Comment: Another case where the Appellate Courts are loathe to sustain an insurance carrier’s proof that a service is not causally related to a motor vehicle accident.

Avoid the invectives October 11, 2008

Great Wall Acupuncture, P.C. v General Assur. Co.
2008 NY Slip Op 28350 (App. Term 2d Dept. 2008)

This case has been commented on numerous times before. It is one of many Mallela discovery motions that are granted as long as there is some shred of evidence that there is an improper incorporation issue. This follows the recent Appellate Division case of One Beacon Ins. Group, LLC v. Midland Medical Care, P.C., 2008 N.Y. Slip Op. 06813 (2d Dept. 2008), which held as follows:

“However, in opposition to the motion, the plaintiffs submitted sufficient evidentiary proof to raise an issue of fact as to whether Proscan was actually controlled by a management company owned by unlicensed individuals in violation of the Business Corporation Law”Accordingly, the appellants’ motion for summary judgment was properly denied with respect to all three causes of action, which allege fraudulent incorporation.”

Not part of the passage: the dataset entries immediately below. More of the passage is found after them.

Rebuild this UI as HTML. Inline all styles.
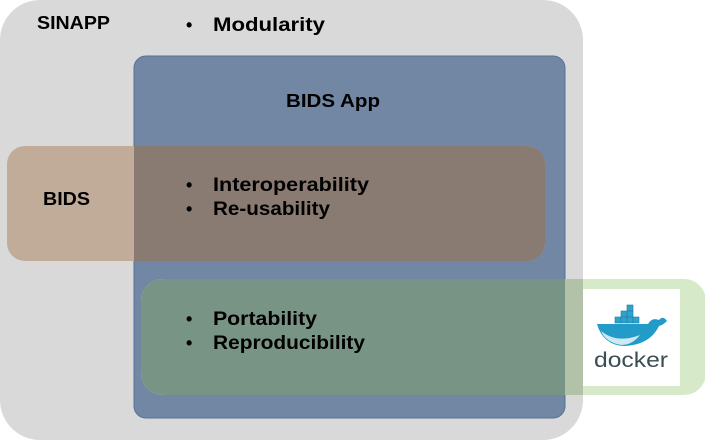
<!DOCTYPE html>
<html><head><meta charset="utf-8"><style>
html,body{margin:0;padding:0;background:#fff;width:705px;height:440px;overflow:hidden}
svg{display:block}
text{font-family:"Liberation Sans",sans-serif;font-weight:bold;fill:#000}
</style></head><body>
<svg width="705" height="440" viewBox="0 0 705 440" xmlns="http://www.w3.org/2000/svg">
<defs>
<clipPath id="blue"><rect x="134" y="56" width="431" height="362" rx="12"/></clipPath>
<clipPath id="gray"><rect x="0" y="0" width="583" height="440" rx="40"/></clipPath>
</defs>
<rect x="0" y="0" width="583" height="440" rx="40" fill="#d9d9d9"/>
<rect x="134" y="56" width="431" height="362" rx="12" fill="#7187a4" stroke="#56709a" stroke-width="1"/>
<rect x="7" y="146" width="538" height="115" rx="18" fill="#c1ac99"/>
<rect x="7" y="146" width="538" height="115" rx="18" fill="#8a7b72" clip-path="url(#blue)"/>
<rect x="141" y="279" width="565" height="116" rx="22" fill="#d6eac9"/>
<rect x="141" y="279" width="565" height="116" rx="22" fill="#b1c2a8" clip-path="url(#gray)"/>
<rect x="141" y="279" width="565" height="116" rx="22" fill="#789485" clip-path="url(#blue)"/>
<rect x="583" y="289" width="97" height="97" fill="#fff"/>
<g fill="#2fa3cc" stroke="#1a7ea6" stroke-width="0.6">
<rect x="627" y="305" width="6" height="6"/>
<rect x="621" y="311" width="6" height="6"/><rect x="627" y="311" width="6" height="6"/>
<rect x="615" y="317" width="6" height="6"/><rect x="621" y="317" width="6" height="6"/><rect x="627" y="317" width="6" height="6"/><rect x="633" y="317" width="6" height="6"/>
</g>
<path d="M597 324 L648 324 Q652 317 659 320 Q663 315 667 321 Q663 325 659 326 Q650 345 624 346 Q603 345 597 324 Z" fill="#239bc8"/>
<path d="M601 331 Q617 344 640 335 Q632 345 622 345 Q606 343 601 331Z" fill="#cfe9f2"/>
<text x="631" y="367" text-anchor="middle" style="font-weight:normal;fill:#394d54;font-size:21px" textLength="74" lengthAdjust="spacingAndGlyphs">docker</text>
<text x="37" y="29" font-size="18" textLength="73" lengthAdjust="spacingAndGlyphs">SINAPP</text>
<text x="186" y="31" font-size="18">•</text>
<text x="213" y="31" font-size="19" textLength="112" lengthAdjust="spacingAndGlyphs">Modularity</text>
<text x="333" y="107" font-size="18" text-anchor="middle" textLength="94" lengthAdjust="spacingAndGlyphs">BIDS App</text>
<text x="43" y="205" font-size="18" textLength="47" lengthAdjust="spacingAndGlyphs">BIDS</text>
<text x="186" y="191" font-size="18">•</text>
<text x="213" y="191" font-size="19" textLength="156" lengthAdjust="spacingAndGlyphs">Interoperability</text>
<text x="186" y="215" font-size="18">•</text>
<text x="213" y="215" font-size="19" textLength="117" lengthAdjust="spacingAndGlyphs">Re-usability</text>
<text x="186" y="325" font-size="18">•</text>
<text x="213" y="325" font-size="19" textLength="104" lengthAdjust="spacingAndGlyphs">Portability</text>
<text x="186" y="349" font-size="18">•</text>
<text x="213" y="349" font-size="19" textLength="152" lengthAdjust="spacingAndGlyphs">Reproducibility</text>
</svg>
</body></html>
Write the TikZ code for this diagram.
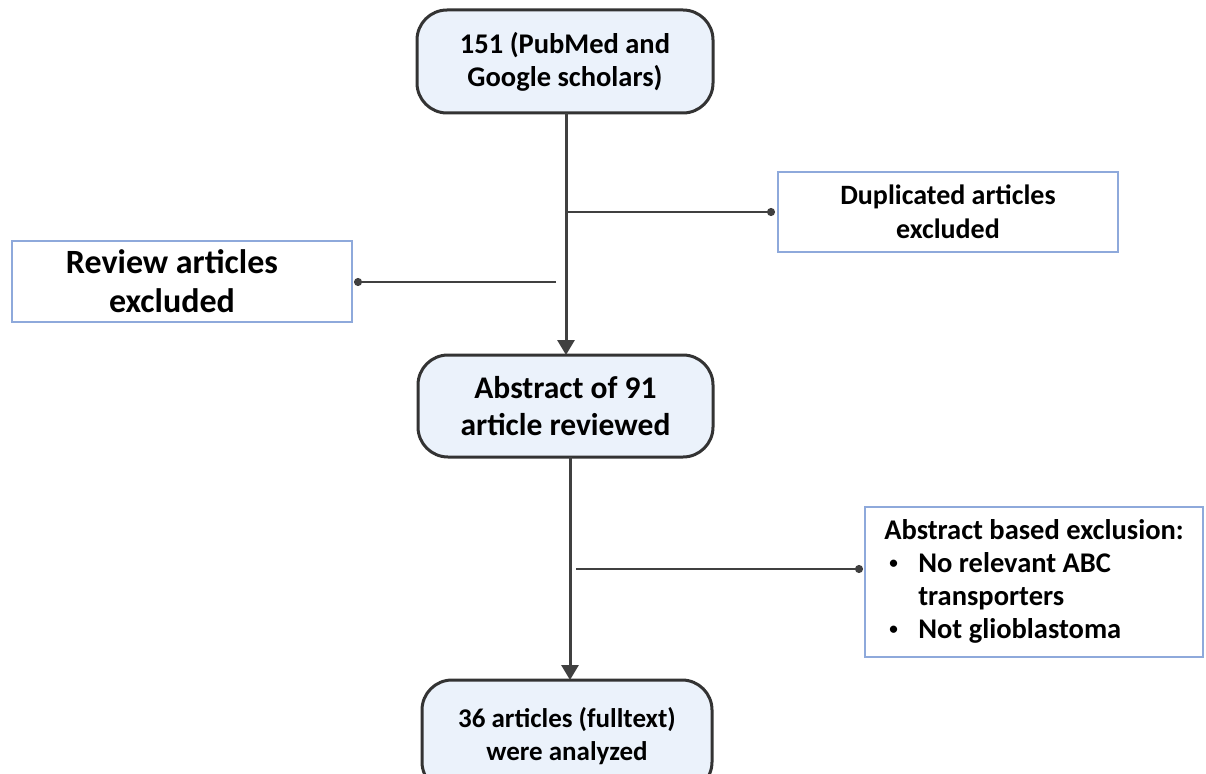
\documentclass[tikz,border=0pt]{standalone}
\usepackage{fontspec}
\setmainfont{Carlito}
\usetikzlibrary{arrows.meta}
\definecolor{boxfill}{HTML}{EBF2FB}
\definecolor{boxdraw}{HTML}{333333}
\definecolor{bluedraw}{HTML}{8EA9DB}
\definecolor{linecol}{HTML}{404040}
\newcommand{\smbul}{\makebox[34pt][l]{\hspace{5pt}\raisebox{4pt}{\scalebox{0.6}{\textbullet}}}}
\tikzset{
  roundbox/.style={draw=boxdraw, line width=3pt, fill=boxfill, rounded corners=30pt, align=center, font=\bfseries, inner sep=0pt},
  excbox/.style={draw=bluedraw, line width=2pt, fill=white, align=center, font=\bfseries, inner sep=0pt},
  mainarrow/.style={draw=linecol, line width=3pt, -{Triangle[width=17pt,length=15pt]}},
  branch/.style={draw=linecol, line width=2pt, -{Circle[length=8pt,width=8pt]}, shorten >=2pt}
}
\begin{document}
\begin{tikzpicture}[x=1pt,y=-1pt]
\useasboundingbox (0,0) rectangle (1206,773);
\clip (0,0) rectangle (1206,773);
\node[roundbox, minimum width=296pt, minimum height=103pt, font=\bfseries\fontsize{28.5}{33}\selectfont] (top) at (565,61.5) {151 (PubMed and\\Google scholars)};
\node[excbox, minimum width=340pt, minimum height=80pt, font=\bfseries\fontsize{28}{34}\selectfont] (dup) at (948,212) {Duplicated articles\\excluded};
\node[excbox, minimum width=340pt, minimum height=81pt, font=\bfseries\fontsize{34}{39}\selectfont] (rev) at (182,281.5) {Review articles\hspace*{20pt}\\excluded\hspace*{20pt}};
\node[roundbox, minimum width=295pt, minimum height=102pt, font=\bfseries\fontsize{31.5}{37}\selectfont] (abs) at (565.5,406) {Abstract of 91\\article reviewed};
\node[excbox, minimum width=338pt, minimum height=150pt, font=\bfseries\fontsize{28.5}{33}\selectfont] (exc) at (1034,582) {%
\begin{tabular}{@{}l@{}}
Abstract based exclusion:\\
\smbul No relevant ABC\\
\hspace*{34pt}transporters\\
\smbul Not glioblastoma
\end{tabular}};
\node[roundbox, minimum width=290pt, minimum height=112pt, font=\bfseries\fontsize{27}{33}\selectfont] (full) at (567,736) {36 articles (fulltext)\\were analyzed};
\coordinate (j1) at (566,212);
\coordinate (j2) at (556,282);
\coordinate (j3) at (576,569);
\draw[mainarrow] (566,113) coordinate (t1) -- (566,355) coordinate (a1);
\draw[branch] (j1) -- (dup.west |- j1);
\draw[branch, shorten >=1pt] (j2) -- (rev.east |- j2);
\draw[mainarrow] (570,457) coordinate (t2) -- (570,680) coordinate (a2);
\draw[branch, shorten >=1pt] (j3) -- (exc.west |- j3);
\end{tikzpicture}
\end{document}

“The Supreme Court properly granted that branch of the plaintiffs’ cross motion which was for disclosure of certain financial documents. Contrary to the appellants’ contention, the plaintiffs were not required to make a showing of “good cause” for such disclosure”

I like this case for the following quotation: “Although plaintiff contends that the court erred in denying the cross motion for an order sanctioning defendant and defendant’s counsel, in our opinion, the court providently exercised its discretion. We remind plaintiff’s counsel that “[f]rivolous conduct shall include the making of a frivolous motion for costs and sanctions” (Rules of the Chief Administrator [22 NYCRR] § 130-1.1). We further caution plaintiff’s counsel to refrain from including invective and ad hominem attacks in his papers.”

Fee schedule defense – competent evidence? October 11, 2008

OS Tigris Acupuncture, P.C. v Liberty Mut. Insurance Co.
2008 NY Slip Op 51996(U)(App. Term 1st Dept. 2008)

“Nor did defendant produce competent evidence in support of its defense of nonconformity with the applicable fee schedule (see Continental Med. P.C. v Travelers Indem. Co., 11 Misc 3d 145[A], 2006 NY Slip Op 50841[U] [2006])”

Comment: I am going to assume that the movant did not provide a copy of the applicable portions of the fee schedule and annex the Department of Insurance Letter allowing the carrier to pay the chiropractor or physician fee schedule for acupuncture or a geographical rate it deemed proper.